Fin qui, i fatti descritti nell'articolo precedente (
"Ma chi comanda in America?"), che li inseriva nel contesto di una prolungata guerra per il potere fra CIA e Casa Bianca.
Ora, il piccolo particolare trascurato dalla Casa Bianca (a dimostrazione di quanto loro si ritengano al di sopra della legge) è che appunto la rivelazione dell'identità di un agente segreto sia un gravissimo crimine federale (da parte di chi la fa, ma non del giornalista che la divulga, che agisce invece nel nome del diritto all'informazione). E' stato riesumato per l'occasione anche un video di Bush padre, il quale diceva testualmente "non c'è nessuno che meriti il mio disprezzo più di colui che riveli l'identità di un agente segreto". Quello che parlava infatti, oltre ad essere in quel momento il presidente degli Stati Uniti, era anche l'ex-capo della CIA, ovvero un predecessore di Tenet.
Dopo i farfugliamenti iniziali della Condolezza, sembra ormai certo che il responsabile della soffiata sia Karl Rowe in persona. Se così fosse (e ormai pare improbabile il contrario), questo significherebbe - guarda caso - l'unica persona in tutta la Casa Bianca che non può essere punita come parte dell'amministrazione (ricordate, non compare sul libro paga?). Peccato però che sia anche il compagno di giochi preferito del presidente, e diventerà difficile far credere ad un'intera nazione che Bush non fosse al corrente di questo crimine in corso di svolgimento.

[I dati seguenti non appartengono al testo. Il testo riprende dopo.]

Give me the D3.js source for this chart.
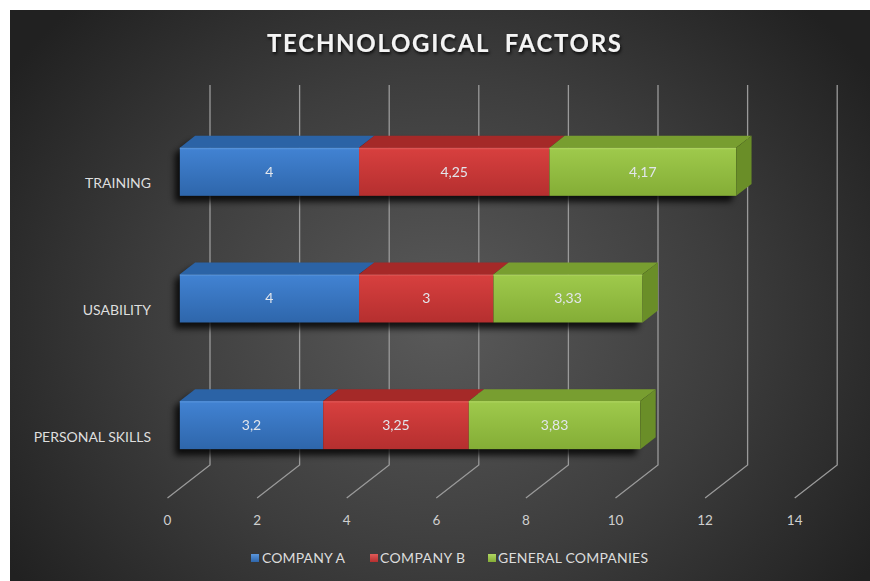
<!DOCTYPE html>
<html>
<head>
<meta charset="utf-8">
<script src="https://cdnjs.cloudflare.com/ajax/libs/d3/7.8.5/d3.min.js"></script>
<style>
  html, body { margin: 0; padding: 0; background: #ffffff; }
  svg { display: block; }
  text { font-family: Lato, "Open Sans", "DejaVu Sans", sans-serif; }
</style>
</head>
<body>
<svg id="chart" width="870" height="581"></svg>
<script>
// Technological factors: 3D stacked horizontal bars
const categories = ["TRAINING", "USABILITY", "PERSONAL SKILLS"];
const companyA = [4, 4, 3.2];
const companyB = [4.25, 3, 3.25];
const generalCompanies = [4.17, 3.33, 3.83];
const seriesNames = ["COMPANY A", "COMPANY B", "GENERAL COMPANIES"];
const xTickValues = [0, 2, 4, 6, 8, 10, 12, 14];
const valueLabels = [
  ["4", "4", "3,2"],
  ["4,25", "3", "3,25"],
  ["4,17", "3,33", "3,83"]
];

const W = 870, H = 581;
const svg = d3.select("#chart");
const defs = svg.append("defs");

// Plot geometry (front floor plane) and depth vector
const DX = 42.5, DY = -33;      // full depth of the floor
const F0 = 0.29, F1 = 0.65;     // bar front / back depth fractions
const plotTop = 118, plotBottom = 498;

const x = d3.scaleLinear().domain([0, 14]).range([167.5, 794.7]);
const y = d3.scaleBand().domain(categories).range([plotTop, plotBottom])
  .paddingInner(0.62).paddingOuter(0.31);

const P = (v, py, f) => [x(v) + f * DX, py + f * DY];

// Background
const bg = defs.append("radialGradient").attr("id", "bgGrad")
  .attr("gradientUnits", "userSpaceOnUse")
  .attr("cx", 440).attr("cy", 320).attr("r", 520)
  .attr("gradientTransform", "translate(440,320) scale(1,0.85) translate(-440,-320)");
bg.append("stop").attr("offset", "0%").attr("stop-color", "#5a5a5a");
bg.append("stop").attr("offset", "55%").attr("stop-color", "#3d3d3d");
bg.append("stop").attr("offset", "100%").attr("stop-color", "#212121");
svg.append("rect").attr("x", 10).attr("y", 10).attr("width", W - 10).attr("height", H - 10)
  .attr("fill", "url(#bgGrad)");

// Colour sets per series
const palette = [
  { front: ["#4283d3", "#2e66ab"], top: "#2b63a6", side: "#24558f", hi: "#5a96dc" },
  { front: ["#d8403f", "#b52f2f"], top: "#a52928", side: "#8d2222", hi: "#e05a58" },
  { front: ["#9fca4c", "#84ad36"], top: "#789e30", side: "#6a8e28", hi: "#b0d662" }
];
palette.forEach((c, i) => {
  const g = defs.append("linearGradient").attr("id", "front" + i)
    .attr("x1", 0).attr("y1", 0).attr("x2", 0).attr("y2", 1);
  g.append("stop").attr("offset", "0%").attr("stop-color", c.front[0]);
  g.append("stop").attr("offset", "100%").attr("stop-color", c.front[1]);
  const s = defs.append("linearGradient").attr("id", "swatch" + i)
    .attr("x1", 0).attr("y1", 0).attr("x2", 0).attr("y2", 1);
  s.append("stop").attr("offset", "0%").attr("stop-color", c.hi);
  s.append("stop").attr("offset", "100%").attr("stop-color", c.front[1]);
});

const shadow = defs.append("filter").attr("id", "barShadow")
  .attr("x", "-20%").attr("y", "-40%").attr("width", "140%").attr("height", "180%");
shadow.append("feGaussianBlur").attr("stdDeviation", 3);

const titleShadow = defs.append("filter").attr("id", "titleShadow")
  .attr("x", "-10%").attr("y", "-30%").attr("width", "120%").attr("height", "160%");
titleShadow.append("feDropShadow").attr("dx", 1).attr("dy", 2).attr("stdDeviation", 1.5)
  .attr("flood-color", "#000").attr("flood-opacity", 0.8);

// Grid: floor diagonals and back-wall verticals
const grid = svg.append("g").attr("stroke", "#9a9a9a").attr("stroke-width", 1.3).attr("fill", "none");
xTickValues.forEach(v => {
  const a = P(v, plotBottom, 0), b = P(v, plotBottom, 1), c = P(v, plotTop, 1);
  grid.append("path").attr("d", d3.line()([a, b, c]));
});

// Axis tick labels
svg.append("g").selectAll("text").data(xTickValues).join("text")
  .attr("x", d => x(d)).attr("y", 525)
  .attr("text-anchor", "middle").attr("fill", "#cfcfcf").attr("font-size", 13.5)
  .text(d => d);

// Category labels
svg.append("g").selectAll("text").data(categories).join("text")
  .attr("x", 151).attr("y", d => y(d) + y.bandwidth() / 2 + 7)
  .attr("text-anchor", "end").attr("fill", "#dedede").attr("font-size", 14)
  .text(d => d);

// Stacked data
const rows = categories.map((c, i) => ({ cat: c, s0: companyA[i], s1: companyB[i], s2: generalCompanies[i] }));
const stacked = d3.stack().keys(["s0", "s1", "s2"])(rows);

const poly = pts => d3.line()(pts) + "Z";

// Soft shadows behind each bar
const shadowG = svg.append("g").attr("filter", "url(#barShadow)").attr("opacity", 0.8);
rows.forEach((r, ri) => {
  const y0 = y(r.cat), y1 = y0 + y.bandwidth();
  const end = stacked[2][ri][1];
  shadowG.append("path").attr("fill", "#000").attr("transform", "translate(-5,6)")
    .attr("d", poly([P(0, y0, F1), P(end, y0, F1), P(end, y1, F0), P(0, y1, F0), P(0, y0, F0)]));
});

// Bars
const barsG = svg.append("g");
rows.forEach((r, ri) => {
  const y0 = y(r.cat), y1 = y0 + y.bandwidth();
  const g = barsG.append("g");
  stacked.forEach((series, si) => {
    const [a, b] = series[ri];
    const c = palette[si];
    // top face
    g.append("path").attr("fill", c.top)
      .attr("d", poly([P(a, y0, F0), P(b, y0, F0), P(b, y0, F1), P(a, y0, F1)]));
    // front face
    const fa = P(a, y0, F0), fb = P(b, y1, F0);
    g.append("rect").attr("x", fa[0]).attr("y", fa[1])
      .attr("width", fb[0] - fa[0]).attr("height", fb[1] - fa[1])
      .attr("fill", `url(#front${si})`);
    g.append("line").attr("x1", fa[0]).attr("x2", fb[0]).attr("y1", fa[1] + 0.8).attr("y2", fa[1] + 0.8)
      .attr("stroke", c.hi).attr("stroke-width", 1.4).attr("opacity", 0.8);
    // right side of the final segment
    if (si === stacked.length - 1) {
      g.append("path").attr("fill", c.side)
        .attr("d", poly([P(b, y0, F0), P(b, y0, F1), P(b, y1, F1), P(b, y1, F0)]));
    }
    // value label
    g.append("text")
      .attr("x", (fa[0] + fb[0]) / 2).attr("y", (fa[1] + fb[1]) / 2 + 5)
      .attr("text-anchor", "middle").attr("fill", "#e2e6ec").attr("font-size", 14)
      .text(valueLabels[si][ri]);
  });
});

// Title
svg.append("text")
  .attr("x", 444).attr("y", 52).attr("text-anchor", "middle")
  .attr("fill", "#f4f4f4").attr("font-size", 24).attr("font-weight", "bold")
  .attr("filter", "url(#titleShadow)")
  .attr("textLength", 354).attr("lengthAdjust", "spacing")
  .style("white-space", "pre")
  .text("TECHNOLOGICAL  FACTORS");

// Legend
const legendItems = [
  { name: seriesNames[0], sx: 251, tx: 262, w: 83 },
  { name: seriesNames[1], sx: 370, tx: 380, w: 85 },
  { name: seriesNames[2], sx: 488, tx: 498, w: 150 }
];
const lg = svg.append("g");
legendItems.forEach((d, i) => {
  lg.append("rect").attr("x", d.sx).attr("y", 554).attr("width", 8).attr("height", 8)
    .attr("fill", `url(#swatch${i})`);
  lg.append("text").attr("x", d.tx).attr("y", 563).attr("fill", "#dcdcdc").attr("font-size", 14)
    .attr("textLength", d.w).attr("lengthAdjust", "spacing")
    .text(d.name);
});
</script>
</body>
</html>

Questo incidente rischia davvero di trasformarsi nell'arma che i democratici cercano disperatamente da tempo, per mettere fine ad un'amministrazione che sta trascinando l'America in una caduta senza fondo su tutti i fronti: morale, economico, sociale, e di credibilità mondiale a tutti i livelli.
Una caduta che potrebbe anche regalarci, fra qualche giorno, l'elezione di un culturista austriaco reinventatosi attore, a governatore della sesta potenza economica al mondo, la California.
A noi italiani, in genere, l'America piace poco, ma di fronte a questi fatti credo venga a tutti la voglia di salvare almeno quel poco di buono che ha.